Some similarities exist in the mechanisms of immune privilege of the hair follicle and eye, the researchers note. Meibomain glands are part of the skin’s sebaceous gland network and are thus responsive to the same inflammatory reactions at work in hair loss. Other studies have investigated ocular findings in several skin diseases with immune dysfunction such as rosacea, psoriasis and alopecia areata.

The recent study, published in Cornea, focused on ocular surface parameters in patients with LPP. The study compared 23 patients with LPP to 23 members of a control group.
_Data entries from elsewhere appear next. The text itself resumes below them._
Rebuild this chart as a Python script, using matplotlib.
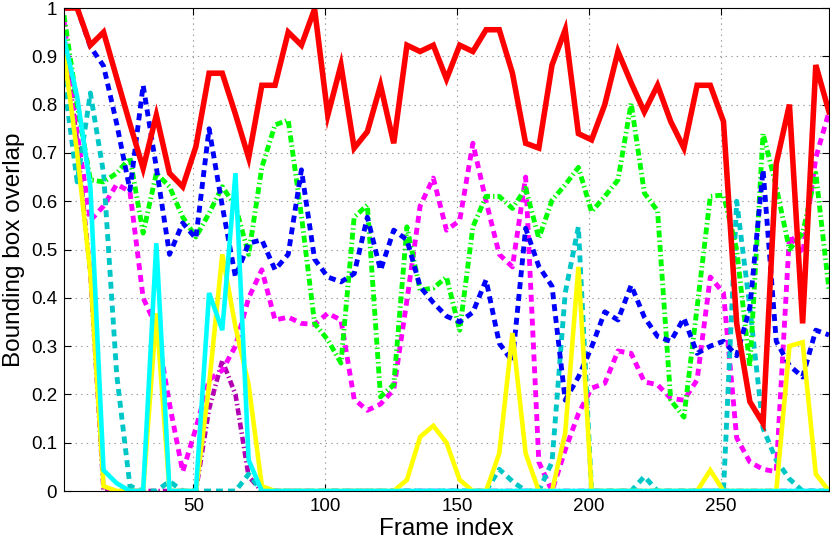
import matplotlib
matplotlib.use('Agg')
import matplotlib.pyplot as plt
import numpy as np

# frame indices: one sample every 5 frames
frames = np.arange(1, 292, 5)

red = [1.0, 1.0, 0.923, 0.95, 0.855, 0.76, 0.668, 0.778, 0.658, 0.63,
       0.713, 0.865, 0.865, 0.78, 0.69, 0.84, 0.84, 0.95, 0.923, 0.998,
       0.778, 0.882, 0.71, 0.744, 0.84, 0.72, 0.923, 0.91, 0.923, 0.853,
       0.923, 0.91, 0.955, 0.955, 0.865, 0.72, 0.71, 0.882, 0.955, 0.74,
       0.727, 0.8, 0.91, 0.845, 0.785, 0.84, 0.765, 0.71, 0.84, 0.84,
       0.765, 0.347, 0.185, 0.14, 0.678, 0.8, 0.347, 0.882, 0.785]

blue = [1.0, 1.0, 0.92, 0.88, 0.76, 0.623, 0.84, 0.67, 0.49, 0.555,
        0.523, 0.75, 0.59, 0.443, 0.513, 0.52, 0.458, 0.49, 0.665, 0.48,
        0.443, 0.433, 0.45, 0.567, 0.457, 0.54, 0.52, 0.423, 0.39, 0.362,
        0.35, 0.37, 0.437, 0.306, 0.268, 0.544, 0.465, 0.424, 0.188, 0.236,
        0.298, 0.371, 0.354, 0.426, 0.36, 0.32, 0.31, 0.358, 0.285, 0.3,
        0.31, 0.28, 0.38, 0.665, 0.31, 0.26, 0.236, 0.333, 0.323]

green = [0.985, 0.8, 0.644, 0.64, 0.658, 0.69, 0.534, 0.658, 0.63, 0.567,
         0.526, 0.575, 0.63, 0.59, 0.49, 0.67, 0.758, 0.768, 0.57, 0.347,
         0.313, 0.265, 0.567, 0.592, 0.195, 0.22, 0.547, 0.416, 0.42, 0.443,
         0.333, 0.547, 0.61, 0.61, 0.585, 0.627, 0.523, 0.602, 0.634, 0.67,
         0.578, 0.61, 0.644, 0.803, 0.617, 0.58, 0.188, 0.153, 0.38, 0.61,
         0.613, 0.5, 0.257, 0.74, 0.63, 0.5, 0.534, 0.658, 0.416]

magenta = [0.975, 0.74, 0.56, 0.59, 0.635, 0.62, 0.4, 0.34, 0.18, 0.04,
           0.13, 0.23, 0.25, 0.3, 0.4, 0.458, 0.354, 0.36, 0.347, 0.345,
           0.368, 0.354, 0.19, 0.167, 0.18, 0.21, 0.395, 0.59, 0.648, 0.54,
           0.56, 0.72, 0.6, 0.49, 0.464, 0.65, 0.06, 0.0, 0.085, 0.16,
           0.213, 0.223, 0.29, 0.285, 0.226, 0.22, 0.192, 0.188, 0.23, 0.443,
           0.41, 0.11, 0.06, 0.045, 0.04, 0.53, 0.49, 0.69, 0.785]

darkcyan = [0.85, 0.64, 0.824, 0.658, 0.24, 0.01, 0.0, 0.0, 0.02, 0.0,
            0.0, 0.0, 0.0, 0.0, 0.035, 0.0, 0.0, 0.0, 0.0, 0.0,
            0.0, 0.0, 0.0, 0.0, 0.0, 0.0, 0.0, 0.0, 0.0, 0.0,
            0.0, 0.0, 0.0, 0.045, 0.02, 0.0, 0.0, 0.06, 0.41, 0.547,
            0.0, 0.0, 0.0, 0.0, 0.03, 0.0, 0.0, 0.0, 0.0, 0.0,
            0.0, 0.6, 0.38, 0.13, 0.064, 0.025, 0.0, 0.0, 0.0]

yellow = [0.907, 0.7, 0.45, 0.01, 0.0, 0.0, 0.0, 0.368, 0.0, 0.0,
          0.0, 0.22, 0.49, 0.34, 0.22, 0.01, 0.0, 0.0, 0.0, 0.0,
          0.0, 0.0, 0.0, 0.0, 0.0, 0.0, 0.023, 0.112, 0.135, 0.1,
          0.023, 0.0, 0.0, 0.078, 0.327, 0.078, 0.0, 0.0, 0.12, 0.464,
          0.0, 0.0, 0.0, 0.0, 0.0, 0.0, 0.0, 0.0, 0.0, 0.043,
          0.0, 0.0, 0.0, 0.0, 0.0, 0.3, 0.308, 0.035, 0.0]

cyan = [0.937, 0.816, 0.63, 0.043, 0.016, 0.0, 0.0, 0.513, 0.0, 0.0,
        0.0, 0.41, 0.333, 0.658, 0.064, 0.0, 0.0, 0.0, 0.0, 0.0,
        0.0, 0.0, 0.0, 0.0, 0.0, 0.0, 0.0, 0.0, 0.0, 0.0,
        0.0, 0.0, 0.0, 0.0, 0.0, 0.0, 0.0, 0.0, 0.0, 0.0,
        0.0, 0.0, 0.0, 0.0, 0.0, 0.0, 0.0, 0.0, 0.0, 0.0,
        0.0, 0.0, 0.0, 0.0, 0.0, 0.0, 0.0, 0.0, 0.0]

purple = [0.95, 0.72, 0.45, 0.0, 0.0, 0.0, 0.0, 0.0, 0.0, 0.0,
          0.0, 0.17, 0.27, 0.2, 0.03, 0.0, 0.0, 0.0, 0.0, 0.0,
          0.0, 0.0, 0.0, 0.0, 0.0, 0.0, 0.0, 0.0, 0.0, 0.0,
          0.0, 0.0, 0.0, 0.0, 0.0, 0.0, 0.0, 0.0, 0.0, 0.0,
          0.0, 0.0, 0.0, 0.0, 0.0, 0.0, 0.0, 0.0, 0.0, 0.0,
          0.0, 0.0, 0.0, 0.0, 0.0, 0.0, 0.0, 0.0, 0.0]

yticks = [0, 0.1, 0.2, 0.3, 0.4, 0.5, 0.6, 0.7, 0.8, 0.9, 1]
xticks = [50, 100, 150, 200, 250]


def main() -> None:
    plt.rcParams['font.family'] = ['Liberation Sans', 'DejaVu Sans']
    plt.rcParams['lines.scale_dashes'] = False

    fig = plt.figure(figsize=(8.3, 5.41), dpi=100)
    ax = fig.add_axes([0.0771, 0.0924, 0.9217, 0.8928])

    dot = (5, 3.6)
    dashdot = (5, 2.2, 1, 2.2)

    # orden de dibujo: lo ultimo queda arriba
    ax.plot(frames, purple, color=(0.7, 0, 0.7), lw=3.3, dashes=dashdot, dash_capstyle='butt')
    ax.plot(frames, magenta, color='#ff00ff', lw=3.5, dashes=dot, dash_capstyle='butt')
    ax.plot(frames, darkcyan, color=(0, 0.78, 0.78), lw=3.5, dashes=dot, dash_capstyle='butt')
    ax.plot(frames, green, color='#00ff00', lw=3.5, dashes=dashdot, dash_capstyle='butt')
    ax.plot(frames, blue, color='#0000ff', lw=3.5, dashes=dot, dash_capstyle='butt')
    ax.plot(frames, yellow, color='#ffff00', lw=3.3, solid_joinstyle='miter')
    ax.plot(frames, cyan, color='#00ffff', lw=3.3, solid_joinstyle='miter')
    ax.plot(frames, red, color='#ff0000', lw=4, solid_joinstyle='miter')

    ax.set_xlim(1, 291)
    ax.set_ylim(0, 1)
    ax.set_xticks(xticks)
    ax.set_yticks(yticks)
    ax.set_yticklabels([f'{v:g}' for v in yticks])

    ax.grid(True, color='#999999', linestyle=(0, (1, 3)), lw=0.8)
    ax.set_axisbelow(True)
    ax.tick_params(direction='in', length=5, width=0.8, top=True, right=True,
                   labelsize=13.5, pad=5)
    for sp in ax.spines.values():
        sp.set_linewidth(0.8)

    ax.set_xlabel('Frame index', fontsize=17.5, labelpad=2)
    ax.set_ylabel('Bounding box overlap', fontsize=17.5, labelpad=4)

    fig.savefig('out.png', dpi=100)


if __name__ == '__main__':
    main()
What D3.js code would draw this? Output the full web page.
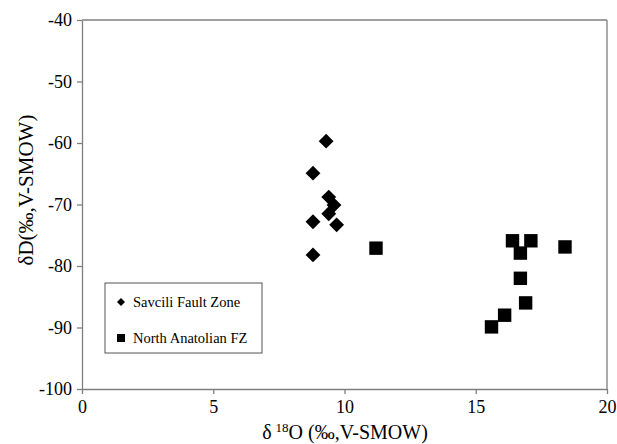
<!DOCTYPE html>
<html>
<head>
<meta charset="utf-8">
<script src="https://cdn.jsdelivr.net/npm/d3@7"></script>
<style>
body { margin: 0; background: #fff; }
text { font-family: "Liberation Serif", "DejaVu Serif", serif; fill: #000; }
</style>
</head>
<body>
<svg id="chart" width="617" height="444"></svg>
<script>
// Savcili Fault Zone (diamonds)
var savX = [9.3, 8.8, 9.4, 9.6, 9.4, 8.8, 9.7, 8.8]
var savY = [-59.7, -64.9, -68.8, -70.1, -71.5, -72.8, -73.3, -78.2]
// North Anatolian FZ (squares)
var nafX = [11.2, 16.4, 17.1, 16.7, 18.4, 16.7, 16.9, 16.1, 15.6]
var nafY = [-77.1, -75.9, -75.9, -77.9, -76.9, -82.0, -86.0, -88.0, -89.9]
var xTicks = [0, 5, 10, 15, 20]
var yTicks = [-100, -90, -80, -70, -60, -50, -40]
var seriesNames = ['Savcili Fault Zone', 'North Anatolian FZ']

var svg = d3.select('#chart')
var mLeft = 82, mRight = 607, mTop = 20, mBottom = 389

var x = d3.scaleLinear().domain([0, 20]).range([mLeft, mRight])
var y = d3.scaleLinear().domain([-100, -40]).range([mBottom, mTop])

var axisColor = '#7f7f7f'

// frame top and right
svg.append('line').attr('x1', mLeft).attr('x2', mRight).attr('y1', mTop).attr('y2', mTop)
  .attr('stroke', axisColor).attr('stroke-width', 1.3)
svg.append('line').attr('x1', mRight).attr('x2', mRight).attr('y1', mTop).attr('y2', mBottom)
  .attr('stroke', axisColor).attr('stroke-width', 1.3)

var xAxis = svg.append('g').attr('transform', 'translate(0,' + mBottom + ')')
  .call(d3.axisBottom(x).tickValues(xTicks).tickSize(5).tickSizeOuter(0).tickPadding(6)
    .tickFormat(function (d) { return String(d) }))
var yAxis = svg.append('g').attr('transform', 'translate(' + mLeft + ',0)')
  .call(d3.axisLeft(y).tickValues(yTicks).tickSize(5).tickSizeOuter(0).tickPadding(5)
    .tickFormat(function (d) { return String(d) }))

;[xAxis, yAxis].forEach(function (g) {
  g.select('.domain').attr('stroke', axisColor).attr('stroke-width', 1.3)
  g.selectAll('.tick line').attr('stroke', axisColor).attr('stroke-width', 1.3)
  g.selectAll('.tick text').attr('font-size', 18).attr('fill', '#000')
    .attr('font-family', '"Liberation Serif", serif')
})

var diamond = d3.symbol().type(d3.symbolSquare).size(110)
var square = d3.symbol().type(d3.symbolSquare).size(180)

svg.append('g').selectAll('path').data(savX).join('path')
  .attr('d', diamond)
  .attr('transform', function (d, i) { return 'translate(' + x(d) + ',' + y(savY[i]) + ') rotate(45)' })
  .attr('fill', '#000')

svg.append('g').selectAll('path').data(nafX).join('path')
  .attr('d', square)
  .attr('transform', function (d, i) { return 'translate(' + x(d) + ',' + y(nafY[i]) + ')' })
  .attr('fill', '#000')

// legend
var lg = svg.append('g')
lg.append('rect').attr('x', 105).attr('y', 283).attr('width', 157).attr('height', 70)
  .attr('fill', '#fff').attr('stroke', '#555').attr('stroke-width', 1)
lg.append('path').attr('d', d3.symbol().type(d3.symbolSquare).size(32))
  .attr('transform', 'translate(121,302) rotate(45)').attr('fill', '#000')
lg.append('path').attr('d', d3.symbol().type(d3.symbolSquare).size(64))
  .attr('transform', 'translate(121,338)').attr('fill', '#000')
lg.append('text').attr('x', 133).attr('y', 307).attr('font-size', 14.5).text(seriesNames[0])
lg.append('text').attr('x', 133).attr('y', 343).attr('font-size', 14.5).text(seriesNames[1])

// axis titles
var xt = svg.append('text').attr('x', 345).attr('y', 439).attr('text-anchor', 'middle').attr('font-size', 20)
xt.append('tspan').text('δ')
xt.append('tspan').attr('font-size', 13).attr('dy', -7).attr('dx', 4).text('18')
xt.append('tspan').attr('dy', 7).text('O (‰,V-SMOW)')

svg.append('text').attr('transform', 'translate(33,190) rotate(-90)')
  .attr('text-anchor', 'middle').attr('font-size', 21).text('δD(‰,V-SMOW)')
</script>
</body>
</html>
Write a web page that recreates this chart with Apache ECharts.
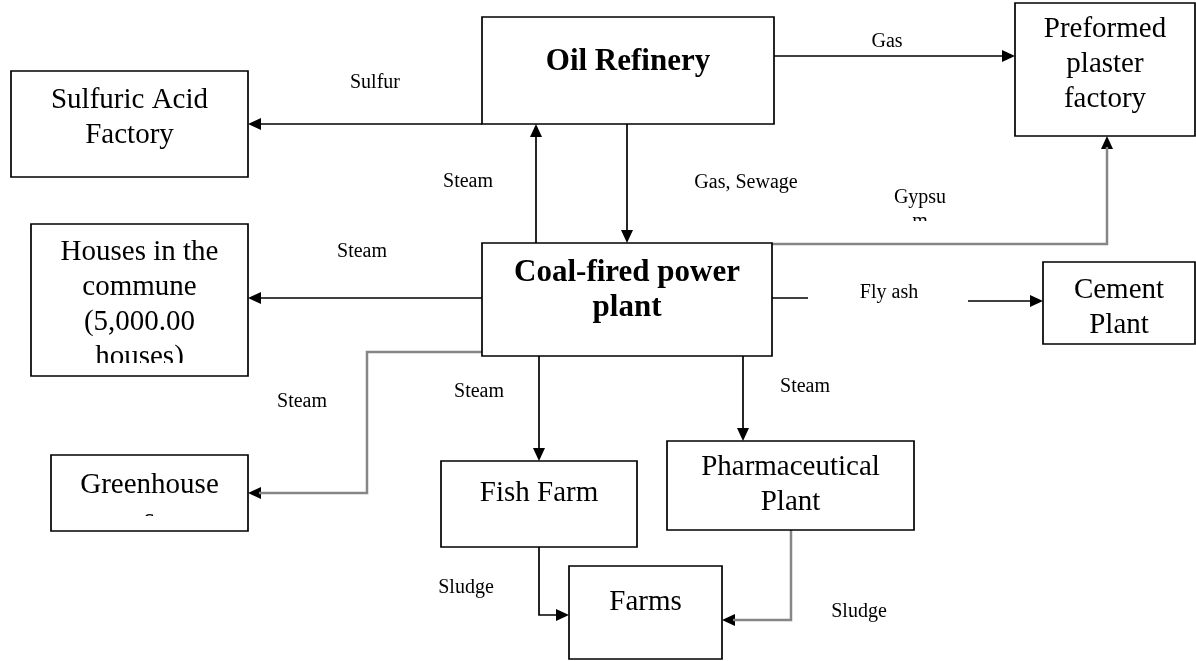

Researchers used the Lichen Planopilaris Activity Index (LPPAI) to quantify the signs and symptoms of LPP and assessed MGD by expressibility and quality.

The study also found a significant but weak correlation between the LPPAI and TBUT. Researchers suggest that the severity of LPP could possibly be an important factor for the development of dry eye.

The Schirmer test score did not differ between the two groups, and the study attributed the discrepancy between the TBUT scores and the results of the Schirmer test to the small sample size of the study.

Gheisari M, Dadkhahfar S, Fadakar K et al. Ocular surface findings in patients with lichen planopilaris. Cornea. 2018. 37(9):1151-4.